With this knowledge, let’s revisit the performance metrics. First we lock the core frequency of all cores to the base frequency. Then we boost the frequency of the real-time core to a value within the turbo frequency range to leverage higher single-threaded performance. We follow the recommendations for the enveloping frequency configurations which are listed in the TCC User Guide for the specific processor SKU.

More information about HWP and the MSR can be found in the Intel® 64 and IA-32 Architectures Software Developer’s Manual Vol3 - RDC #671200 section Power and Thermal Management-Hardware Controlled Performance States.

Speed Shift system setup

Speed Shift system setup

Run experiment

  1. Start the real-time application if it is not already running, and output the statistics to the Grafana dashboard.

    sudo ./rt_linux_tutorial -i 1000 -s 1
    

    Monitor the statistics and in a second terminal start stress-ng with a memory-centric stressor.

    stress-ng --vm 8 --vm-bytes 128M --fork 4
    

    Ensure that CAT partitioning is still applied or run the following script again.

    sudo ./setCacheAllocation.sh rt_optimized
    
  2. Lock the core frequency of all cores to base frequency of the core and tune the Energy Performance Preferences (EPP) towards performance.

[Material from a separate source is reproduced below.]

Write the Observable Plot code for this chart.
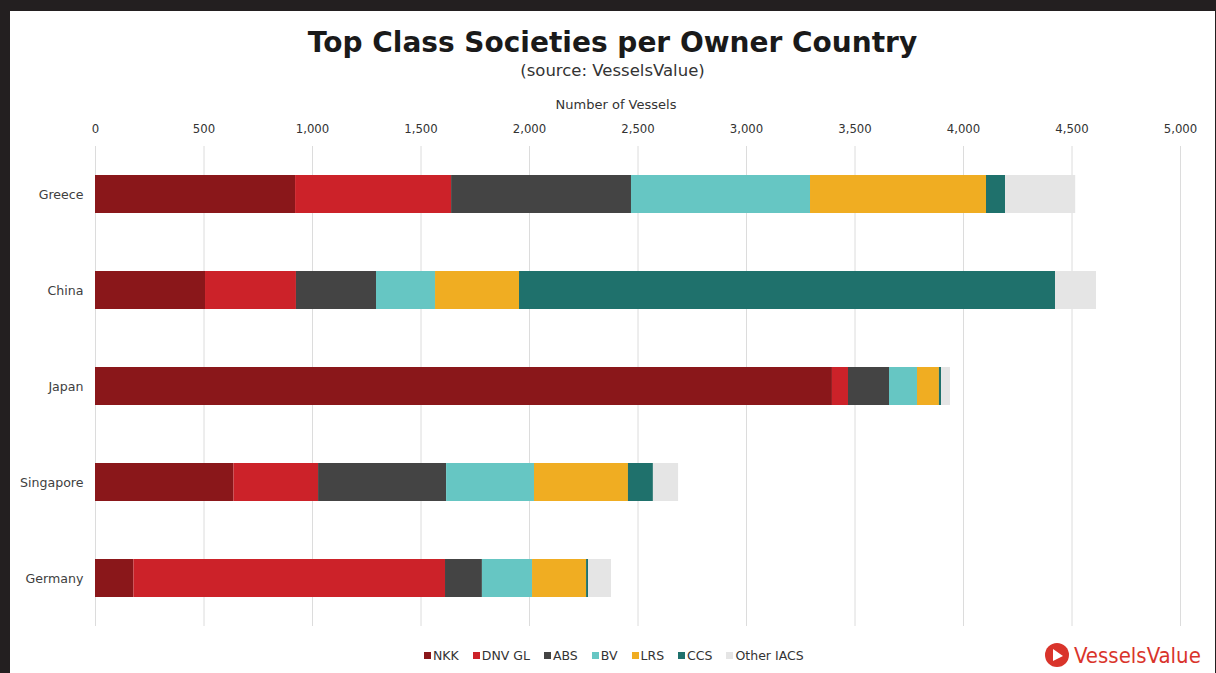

This complies with disabling DVFS features in BIOS.

    Here is an example of how you can use the sysfs entries of intel_pstate driver:

    # Loop through each CPU core and set the min and max frequencies to base frequency
    for CPU in /sys/devices/system/cpu/cpu[0-11]*; do
        BASE_FREQUENCY=$(cat $CPU/cpufreq/base_frequency)
        echo $BASE_FREQUENCY | sudo tee $CPU/cpufreq/scaling_min_freq
        echo $BASE_FREQUENCY | sudo tee $CPU/cpufreq/scaling_max_freq
        echo performance | sudo tee $CPU/cpufreq/energy_performance_preference
    done
    

    Note

    Alternatively, you can use the script with basefrequency parameter:

    sudo ./setCoreFrequency.sh basefrequency
    
  3. Boost the frequency of the core running the real-time application as described in the enveloping configuration in the TCC User Guide. In this configuration, the maximum allowed frequency of all best-effort cores is limited to the base frequency, and the Energy Performance Preferences (EPP) is set to power. This setup allows the best-effort cores to scale their frequency between the minimum and base frequency depending on core utilization. For the real-time core, the frequency is boosted to 3.1 GHz, and the EPP is set to performance to ensure Quality of Service (QoS) in case of power limit throttling.

    Use the script with rt-boost, followed by the identifier of the real-time core and the desired core frequency:

    sudo ./setCoreFrequency.sh rt-boost '3' 3100000 3100000
    

    Note

    Note: The script and the specified frequencies are examples tailored for this tutorial and the Intel® Core™ i5-1350PE processor. You may need to adapt them to match your processor and use case.

For more information on directly accessing the HWP MSR instead of using the sysfs entries of the intel_pstate driver, please refer to the TCC User Guide and in the Intel® 64 and IA-32 Architectures Software Developer’s Manual Vol3 - RDC #671200, section Power and Thermal Management-Hardware Controlled Performance States.

Results

Speed Shift results

Speed Shift results

Examining the performance metrics, you can observe the following:

  • In the first step of the graph, where HWP was still able to scale the P-State, the execution time jitter band remains noisy.

  • Step 2 shows that locking the frequency of all cores to the base frequency reduces the jitter band but also significantly increases the execution time.

  • Finally, in step 3, locking the core frequency of the core running the real-time application to a turbo frequency and limiting the maximum allowed frequency of the best-effort (BE) cores to the base frequency, following the guidance of the enveloping configurations listed in the TCC User Guide, results in a narrower execution time jitter band and a significantly lower execution time.

As you can see, locking the core frequency of the core running the real-time application helps reduce execution time jitter. Additionally, boosting the core frequency of the real-time core can be highly beneficial for use cases that require higher single-threaded performance.